Dia mengatakan tentara yang bertanggung jawab atas dugaan pembunuhan warga sipil dan tahanan harus dipenjara.
“Mereka melakukan tindakan yang salah,” katanya.
“Dan saya sangat percaya mereka melakukannya dengan anggapan tidak akan pernah bertanggung jawab atas kejahatan tersebut.”
“Saya kira mereka semua mengira tak tersentuh hukum, di atas hukum.”
‘Mengakhiri karir militer’
Laporan penyelidikan memeriksa masalah tradisi mendalam di tubuh SAS, termasuk “budaya jagoan” di antara beberapa perwira.
Laporan ini mengatakan bahwa tanggung jawab juga harus dipikul oleh mereka yang, “dalam kesetiaan yang disalahpahami kepada Resimen mereka, atau rekan mereka, belum siap untuk melarang tindakan kriminal atau, bahkan hingga hari ini, menolak menerima meski ada bukti yang tak terbantahkan, atau berusaha memberi pembenara dan mitigasi yang tidak jelas dan tidak meyakinkan”.
Miller mengatakan mayoritas dari mereka yang bekerja dengannya adalah “orang terhormat”, tapi ia mengakui bahwa ada masalah tradisi, “saling memakan” sebagai wujud persaingan paling kejam.
“Kasusnya seperti meminum Kool-Aid.

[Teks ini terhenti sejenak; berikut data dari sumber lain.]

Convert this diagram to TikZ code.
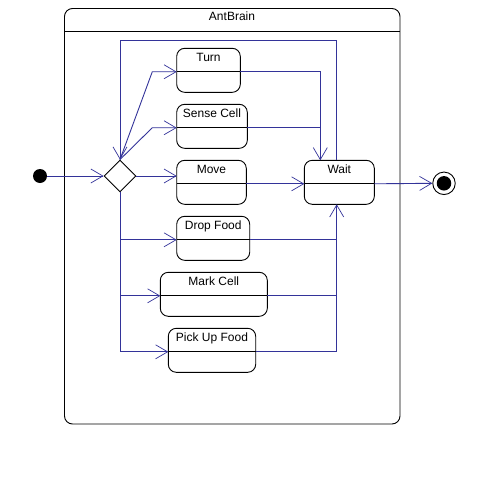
\documentclass[tikz,border=0pt]{standalone}
\usepackage{fontspec}
\setmainfont{Liberation Sans}
\usetikzlibrary{arrows.meta,shapes.geometric,calc}
\definecolor{flowblue}{RGB}{51,51,153}
\tikzset{
  stbox/.style={draw=black, line width=0.9pt, rounded corners=8pt, minimum height=44pt,
    inner sep=0pt, outer sep=0pt, fill=white},
  lbl/.style={anchor=base, inner sep=0pt, font=\fontsize{12}{14}\selectfont},
  flow/.style={draw=flowblue, line width=0.9pt},
  arr/.style={flow, -{Straight Barb[length=12pt,width=14pt,line width=0.7pt]}},
}
% state box: name, left x, top y, width, title
\newcommand\stbox[5]{%
  \node[stbox, minimum width=#4pt, anchor=north west] (#1) at (#2,#3) {};
  \coordinate (#1-l) at ($(#1.west)+(0,1.5)$);
  \coordinate (#1-r) at ($(#1.east)+(0,1.5)$);
  \draw[line width=0.9pt] (#1-l) -- (#1-r);
  \node[lbl] at ($(#1.north)+(0,13)$) {#5};
}
\begin{document}
\begin{tikzpicture}[x=1pt,y=-1pt]
  \useasboundingbox (0,0) rectangle (488,480);
  % composite state
  \draw[line width=0.9pt, rounded corners=8pt] (64.5,8.5) rectangle (400,424);
  \draw[line width=0.9pt] (64.5,31.7) -- (400,31.7);
  \node[lbl] (title) at (232,20.5) {AntBrain};

  % pseudo states
  \node[circle, fill=black, minimum size=14pt, inner sep=0pt] (init) at (40,176) {};
  \node[diamond, draw=black, line width=0.9pt, minimum width=32pt, minimum height=32pt,
        inner sep=0pt, fill=white] (dia) at (120,176) {};
  \node[circle, draw=black, line width=0.9pt, minimum size=22.5pt, inner sep=0pt] (fin) at (444,183.3) {};
  \node[circle, fill=black, minimum size=14.5pt, inner sep=0pt] (finin) at (444,183.3) {};

  % states
  \stbox{turn}{176.7}{48.3}{63.6}{Turn}
  \stbox{sense}{176.7}{104.3}{70.6}{Sense Cell}
  \stbox{move}{176.7}{160.3}{69.6}{Move}
  \stbox{drop}{176.7}{216.3}{73}{Drop Food}
  \stbox{mark}{160.3}{272.3}{107}{Mark Cell}
  \stbox{pick}{168.3}{328.3}{87.4}{Pick Up Food}
  \stbox{wait}{304.3}{160.3}{70}{Wait}

  \coordinate (jl) at (320.3,0);
  \coordinate (jr) at (336.7,0);

  % transitions
  \draw[arr] (init) -- (dia.west);
  \draw[arr] (dia.north) -- (152.3,71.7) -- (turn-l);
  \draw[arr] (dia.north) -- (152.3,127.7) -- (sense-l);
  \draw[arr] (dia.east) -- (dia.east -| move.west);
  \draw[arr] (dia.south) |- (pick-l);
  \draw[arr] (dia.south |- drop-l) -- (drop-l);
  \draw[arr] (dia.south |- mark-l) -- (mark-l);

  \draw[arr] (turn-r) -| (wait.north -| jl);
  \draw[flow] (sense-r) -- (sense-r -| jl);
  \draw[arr] (move-r) -- (wait-l);
  \draw[arr] (pick-r) -| (wait.south -| jr);
  \draw[flow] (drop-r) -- (drop-r -| jr);
  \draw[flow] (mark-r) -- (mark-r -| jr);
  \draw[arr] (wait.north -| jr) -- (336.7,40.7) -- (120,40.7) -- (dia.north);
  \draw[arr] (wait-r) -- (fin.west);
\end{tikzpicture}
\end{document}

Semua orang tahu apa yang terjadi. Itu kejadian sehari-hari. Anda menganggapnya normal,” katanya.
“Anda harus mengikuti apa yang terjadi, karena alternatifnya adalah bunuh diri profesional dan Anda akan dikucilkan.”

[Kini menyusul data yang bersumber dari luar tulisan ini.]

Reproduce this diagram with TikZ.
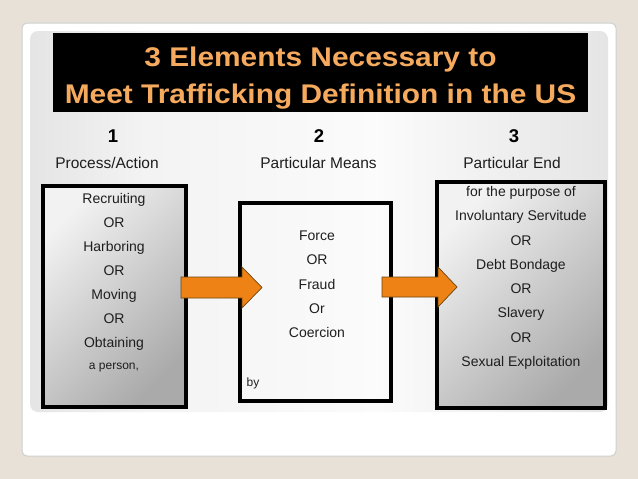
\documentclass[tikz,border=0pt]{standalone}
\usepackage{fontspec}
\setmainfont{Liberation Sans}
\usetikzlibrary{shadows}
\definecolor{bgbeige}{HTML}{E7E1D7}
\definecolor{cardedge}{HTML}{CFCFCF}
\definecolor{titleorange}{HTML}{F6AA5E}
\definecolor{arroworange}{HTML}{EE8214}
\definecolor{arrowedge}{HTML}{6B4510}
\definecolor{boxlight}{HTML}{F2F2F2}
\definecolor{boxdark}{HTML}{AAAAAA}
\definecolor{txt}{HTML}{1E1E1E}
\definecolor{pg0}{HTML}{A0A0A0}
\definecolor{pg1}{HTML}{CFCFCF}
\definecolor{pg2}{HTML}{F3F3F3}
\definecolor{pg3}{HTML}{FBFBFB}
\definecolor{pg4}{HTML}{DADADA}
\definecolor{pg5}{HTML}{B2B2B2}
\pgfdeclarehorizontalshading{panelsh}{100bp}{color(0bp)=(pg0); color(10bp)=(pg1); color(35bp)=(pg2); color(55bp)=(pg3); color(85bp)=(pg4); color(100bp)=(pg5)}
\begin{document}
\begin{tikzpicture}[x=1pt,y=-1pt,
  boxline/.style={line width=4pt, draw=black, inner sep=0pt},
  shadedbox/.style={boxline, top color=boxlight, bottom color=boxdark, shading angle=45,
    drop shadow={opacity=0.25, shadow xshift=1pt, shadow yshift=-2pt}},
  bodytext/.style={font=\fontsize{14}{16}\selectfont, text=txt, anchor=base, inner sep=0pt},
  smalltext/.style={font=\fontsize{12}{14}\selectfont, text=txt, anchor=base, inner sep=0pt},
  hdr/.style={font=\fontsize{15.5}{18}\selectfont, text=txt, anchor=base, inner sep=0pt},
  num/.style={font=\bfseries\fontsize{18.5}{22}\selectfont, text=black, anchor=base, inner sep=0pt},
  ttl/.style={font=\bfseries\fontsize{27}{32}\selectfont, text=titleorange, anchor=base, inner sep=0pt},
  blockarrow/.style={fill=arroworange, draw=arrowedge, line width=0.7pt, line join=miter}]
\useasboundingbox (0,0) rectangle (638,479);
\fill[bgbeige] (0,0) rectangle (638,479);
\draw[cardedge, fill=white, line width=1pt, rounded corners=5pt] (22,23) rectangle (616,456);
\shade[shading=panelsh, rounded corners=8pt] (30,31) rectangle (608,412);
% title
\node[fill=black, minimum width=535pt, minimum height=79pt, inner sep=0pt] (tb) at (320.5,72.5) {};
\node[ttl] (t1) at (320.5,66) {\scalebox{1.107}[1]{3 Elements Necessary to}};
\node[ttl] (t2) at (320.5,103) {\scalebox{1.107}[1]{Meet Trafficking Definition in the US}};
% headers
\node[num] (n1) at (113,142) {1};
\node[num] (n2) at (319,142) {2};
\node[num] (n3) at (514,142) {3};
\node[hdr] (h1) at (107,168) {Process/Action};
\node[hdr] (h2) at (318.5,168) {Particular Means};
\node[hdr] (h3) at (512,168) {Particular End};
% boxes
\node[shadedbox, minimum width=143pt, minimum height=221pt] (b1) at (114.5,296.5) {};
\node[boxline, minimum width=151pt, minimum height=198pt] (b2) at (315.5,302) {};
\node[shadedbox, minimum width=168pt, minimum height=226pt] (b3) at (521,295) {};
% box 1 text
\foreach \t [count=\i] in {Recruiting,OR,Harboring,OR,Moving,OR,Obtaining}
  \node[bodytext] (a\i) at (114,{203.3+24.1*(\i-1)}) {\t};
\node[smalltext] (a8) at (114,369) {a person,};
% box 2 text
\foreach \t [count=\i] in {Force,OR,Fraud,Or,Coercion}
  \node[bodytext] (m\i) at (317,{240.7+24.25*(\i-1)}) {\t};
\node[smalltext, anchor=base west] (by) at (246.5,386) {by};
% box 3 text
\foreach \t [count=\i] in {for the purpose of,Involuntary Servitude,OR,Debt Bondage,OR,Slavery,OR,Sexual Exploitation}
  \node[bodytext] (e\i) at (521,{196.7+24.25*(\i-1)}) {\t};
% arrows
\draw[blockarrow] (181,277) -- (242,277) -- (242,267) -- (262,287.5) -- (242,308) -- (242,298) -- (181,298) -- cycle;
\draw[blockarrow] (382,277) -- (438,277) -- (438,267) -- (457,287) -- (438,307) -- (438,297) -- (382,297) -- cycle;
\end{tikzpicture}
\end{document}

Laporan penyelidikan juga menyebutkan para komandan di tingkat pasukan, skuadron dan Satgas Operasi Khusus harus memikul tanggung jawab, namun komandan patroli memaafkan perilaku tersebut.

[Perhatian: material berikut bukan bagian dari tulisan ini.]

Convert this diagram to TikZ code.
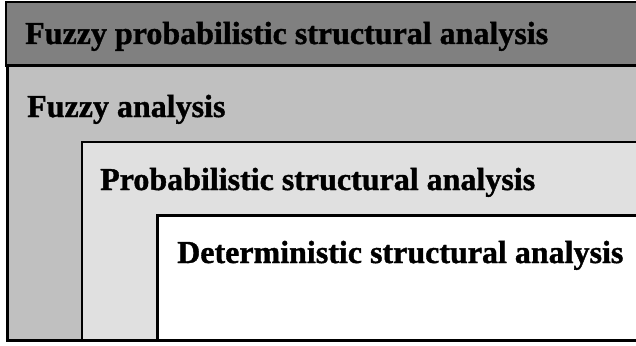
\documentclass[tikz,border=0pt]{standalone}
\usepackage{fontspec}
\setmainfont[BoldFeatures={FakeBold=1.2}]{Liberation Serif}
\definecolor{bandgray}{HTML}{808080}
\definecolor{fuzzygray}{HTML}{C0C0C0}
\definecolor{probgray}{HTML}{E0E0E0}
\tikzset{
    levelbox/.style={draw=black, line width=2.4pt},
    leveltext/.style={anchor=base west, inner sep=0pt, font=\bfseries\fontsize{32}{36}\selectfont}
}
\begin{document}
\begin{tikzpicture}[x=1pt, y=-1pt]
    \useasboundingbox (0,0) rectangle (636,345);
    \clip (0,0) rectangle (636,345);

    \def\xr{660};
    \def\yb{340.5};
    \def\dy{73};
    \def\ybase{44};

% boxes

    \filldraw[levelbox, fill=bandgray] (6,2) rectangle (\xr, 65.5);
    \filldraw[levelbox, fill=fuzzygray] (7.5,65.5) rectangle (\xr, \yb);
    \filldraw[levelbox, fill=probgray] (82,142) rectangle (\xr, \yb);
    \filldraw[levelbox, fill=white] (157.5,215.5) rectangle (\xr, \yb);

% labels

    \node[leveltext] (fpsa) at (25, \ybase) {Fuzzy probabilistic structural analysis};
    \node[leveltext] (fa) at (27, \ybase + 1 * \dy) {Fuzzy analysis};
    \node[leveltext] (psa) at (100, \ybase + 2 * \dy) {Probabilistic structural analysis};
    \node[leveltext] (dsa) at (177, \ybase + 3 * \dy) {Deterministic structural analysis};

\end{tikzpicture}
\end{document}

Miller mengatakan para komandan di tingkat skuadron pasti sudah tahu apa yang terjadi.
“Saya sangat sulit untuk percaya bahwa tingkat Komandan Skuadron tidak tahu apa yang terjadi, mengingat mereka harus berdiskusi dengan [komandan patroli] usai melakukan setiap misi,” katanya.
“Saya merasa hampir tidak mungkin bila mereka tidak tahu apa yang terjadi di lapangan. Tidak mungkin.”
Dia menyebutkan trauma bagi para saksi dugaan kejahatan perang di Afghanistan benar-benar menghancurkannya.
“Beberapa teman dekat saya di resimen juga sangat terpengaruh dengan hal tersebut.”
Ia mengatakan pengalaman menyaksikan dugaan pembunuhan tanpa alasan yang sah ini telah menghancurkan banyak anggota pasukan lainnya.
“Kita telah melampaui batas yang sangat buruk. Kita melampauinya selama beberapa tahun. Kita harus membayarnya sekarang.”
Artikel ini diterbitkan dari laporan ABC News.